◆ Data section:

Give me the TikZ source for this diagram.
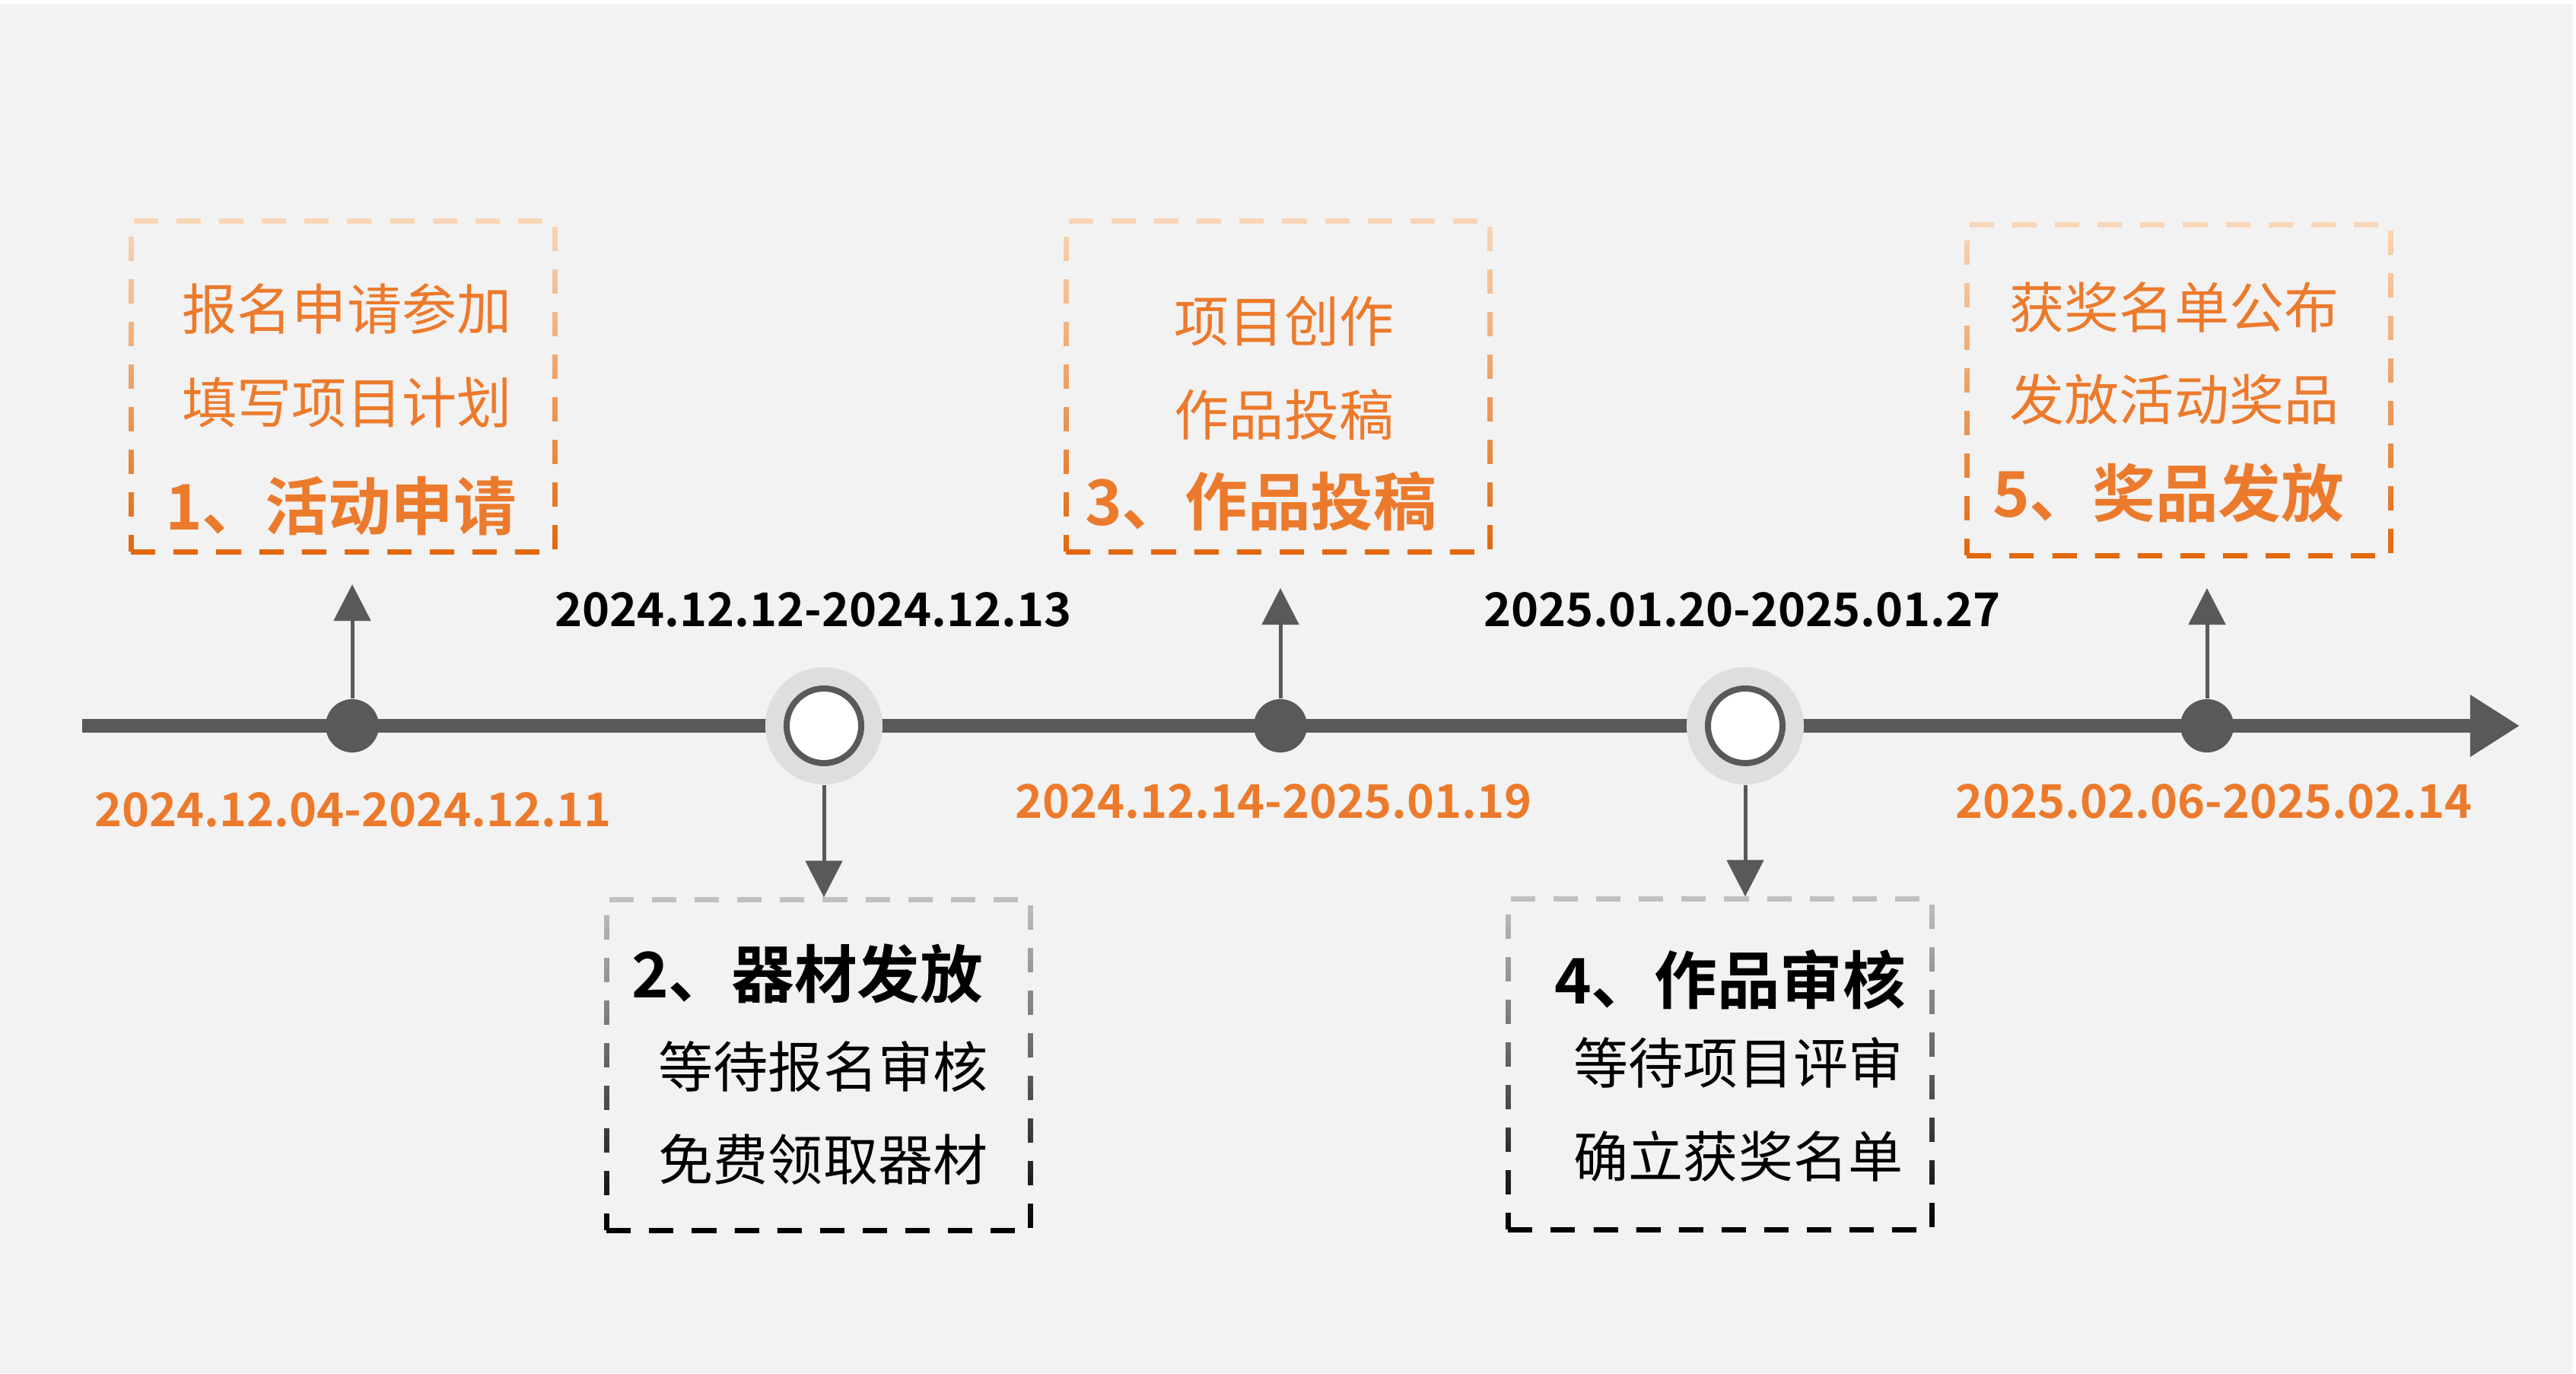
\documentclass[tikz,border=0pt]{standalone}
\usepackage{fontspec}
\setmainfont{Noto Sans CJK SC}[BoldFont={Noto Sans CJK SC Bold}]
\usetikzlibrary{calc, positioning, arrows.meta, fadings}

\definecolor{bggray}{HTML}{F2F2F2}
\definecolor{linegray}{HTML}{595959}
\definecolor{halogray}{HTML}{DEDEDE}
\definecolor{orangetxt}{HTML}{EC7A2C}
\definecolor{orangelight}{HTML}{FAD7B9}
\definecolor{orangedark}{HTML}{E2680C}
\definecolor{graylight}{HTML}{C2C2C2}

\tikzfading[name=fadetop, top color=transparent!100, bottom color=transparent!0]

\tikzset{
  stagebox/.style={rectangle, inner sep=0pt, minimum width=5.57cm, minimum height=4.34cm,
    line width=0.07cm, dash pattern=on 0.32cm off 0.24cm},
  orbox/.style={stagebox, draw=orangelight, postaction={draw=orangedark, path fading=fadetop}},
  gybox/.style={stagebox, draw=graylight, postaction={draw=black, path fading=fadetop}},
  body/.style={inner sep=0pt, font=\fontsize{20.5}{24}\selectfont},
  title/.style={inner sep=0pt, font=\fontsize{23.5}{28}\selectfont\bfseries},
  datetxt/.style={inner sep=0pt, font=\fontsize{17.4}{21}\selectfont\bfseries},
  dot/.style={circle, fill=linegray, minimum size=0.7cm, inner sep=0pt},
  halo/.style={circle, fill=halogray, minimum size=1.54cm, inner sep=0pt},
  ring/.style={circle, draw=linegray, line width=0.08cm, fill=white, minimum size=0.98cm, inner sep=0pt},
  pointer/.style={draw=linegray, line width=0.05cm, -{Triangle[length=0.48cm, width=0.48cm]}},
  mainline/.style={draw=linegray, line width=0.18cm, -{Triangle[length=0.65cm, width=0.77cm]}}
}

\begin{document}
\begin{tikzpicture}[x=0.01cm, y=-0.01cm]
  % Background
  \fill[white] (0,0) rectangle (3386,1805);
  \fill[bggray] (0,5) rectangle (3382,1805);

  % Timeline
  \coordinate (start) at (108,954);
  \coordinate (end) at (3312,954);
  \draw[mainline] (start) -- (end);

  % Stage markers
  \node[dot] (dot1) at (463,954) {};
  \node[halo] (halo2) at (1083,954) {};
  \node[ring] (ev2) at (halo2) {};
  \node[dot] (dot3) at (1683,954) {};
  \node[halo] (halo4) at (2294,954) {};
  \node[ring] (ev4) at (halo4) {};
  \node[dot] (dot5) at (2901,954) {};

  % Stage boxes
  \node[orbox] (box1) at (451,508) {};
  \node[gybox] (box2) at (1076,1400) {};
  \node[orbox] (box3) at (1680,508) {};
  \node[gybox] (box4) at (2261,1399) {};
  \node[orbox] (box5) at (2864,513) {};

  % Pointers
  \coordinate (up1) at ($(dot1)+(0,-186)$);
  \coordinate (up3) at ($(dot3)+(0,-181)$);
  \coordinate (up5) at ($(dot5)+(0,-181)$);
  \draw[pointer] (dot1) -- (up1);
  \draw[pointer] (dot3) -- (up3);
  \draw[pointer] (dot5) -- (up5);
  \draw[pointer] (halo2.south) -- (halo2 |- box2.north);
  \draw[pointer] (halo4.south) -- (halo4 |- box4.north);

  % Box 1
  \node[body, text=orangetxt] (s1a) at (456,406) {报名申请参加};
  \node[body, text=orangetxt] (s1b) at (456,529) {填写项目计划};
  \node[title, text=orangetxt] (s1t) at (448,665) {1、活动申请};

  % Box 2
  \node[title] (s2t) at (1061,1280) {2、器材发放};
  \node[body] (s2a) at (1082,1402) {等待报名审核};
  \node[body] (s2b) at (1082,1524) {免费领取器材};

  % Box 3
  \node[body, text=orangetxt] (s3a) at (1688,422) {项目创作};
  \node[body, text=orangetxt] (s3b) at (1688,545) {作品投稿};
  \node[title, text=orangetxt] (s3t) at (1657,659) {3、作品投稿};

  % Box 4
  \node[title] (s4t) at (2274,1288) {4、作品审核};
  \node[body] (s4a) at (2285,1397) {等待项目评审};
  \node[body] (s4b) at (2285,1520) {确立获奖名单};

  % Box 5
  \node[body, text=orangetxt] (s5a) at (2858,404) {获奖名单公布};
  \node[body, text=orangetxt] (s5b) at (2858,525) {发放活动奖品};
  \node[title, text=orangetxt] (s5t) at (2850,648) {5、奖品发放};

  % Dates
  \node[datetxt, text=orangetxt] (d1) at (464,1064) {2024.12.04-2024.12.11};
  \node[datetxt] (d2) at (1069,801) {2024.12.12-2024.12.13};
  \node[datetxt, text=orangetxt] (d3) at (1674,1053) {2024.12.14-2025.01.19};
  \node[datetxt] (d4) at (2290,801) {2025.01.20-2025.01.27};
  \node[datetxt, text=orangetxt] (d5) at (2910,1053) {2025.02.06-2025.02.14};
\end{tikzpicture}
\end{document}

◆ What is being asked: Repeat the lines above, starting at the first and stopping after the line that holds "(dot5) at (2901,954)", with the pictures left out.

◆ Written reply:
Give me the TikZ source for this diagram.
\documentclass[tikz,border=0pt]{standalone}
\usepackage{fontspec}
\setmainfont{Noto Sans CJK SC}[BoldFont={Noto Sans CJK SC Bold}]
\usetikzlibrary{calc, positioning, arrows.meta, fadings}

\definecolor{bggray}{HTML}{F2F2F2}
\definecolor{linegray}{HTML}{595959}
\definecolor{halogray}{HTML}{DEDEDE}
\definecolor{orangetxt}{HTML}{EC7A2C}
\definecolor{orangelight}{HTML}{FAD7B9}
\definecolor{orangedark}{HTML}{E2680C}
\definecolor{graylight}{HTML}{C2C2C2}

\tikzfading[name=fadetop, top color=transparent!100, bottom color=transparent!0]

\tikzset{
  stagebox/.style={rectangle, inner sep=0pt, minimum width=5.57cm, minimum height=4.34cm,
    line width=0.07cm, dash pattern=on 0.32cm off 0.24cm},
  orbox/.style={stagebox, draw=orangelight, postaction={draw=orangedark, path fading=fadetop}},
  gybox/.style={stagebox, draw=graylight, postaction={draw=black, path fading=fadetop}},
  body/.style={inner sep=0pt, font=\fontsize{20.5}{24}\selectfont},
  title/.style={inner sep=0pt, font=\fontsize{23.5}{28}\selectfont\bfseries},
  datetxt/.style={inner sep=0pt, font=\fontsize{17.4}{21}\selectfont\bfseries},
  dot/.style={circle, fill=linegray, minimum size=0.7cm, inner sep=0pt},
  halo/.style={circle, fill=halogray, minimum size=1.54cm, inner sep=0pt},
  ring/.style={circle, draw=linegray, line width=0.08cm, fill=white, minimum size=0.98cm, inner sep=0pt},
  pointer/.style={draw=linegray, line width=0.05cm, -{Triangle[length=0.48cm, width=0.48cm]}},
  mainline/.style={draw=linegray, line width=0.18cm, -{Triangle[length=0.65cm, width=0.77cm]}}
}

\begin{document}
\begin{tikzpicture}[x=0.01cm, y=-0.01cm]
  % Background
  \fill[white] (0,0) rectangle (3386,1805);
  \fill[bggray] (0,5) rectangle (3382,1805);

  % Timeline
  \coordinate (start) at (108,954);
  \coordinate (end) at (3312,954);
  \draw[mainline] (start) -- (end);

  % Stage markers
  \node[dot] (dot1) at (463,954) {};
  \node[halo] (halo2) at (1083,954) {};
  \node[ring] (ev2) at (halo2) {};
  \node[dot] (dot3) at (1683,954) {};
  \node[halo] (halo4) at (2294,954) {};
  \node[ring] (ev4) at (halo4) {};
  \node[dot] (dot5) at (2901,954) {};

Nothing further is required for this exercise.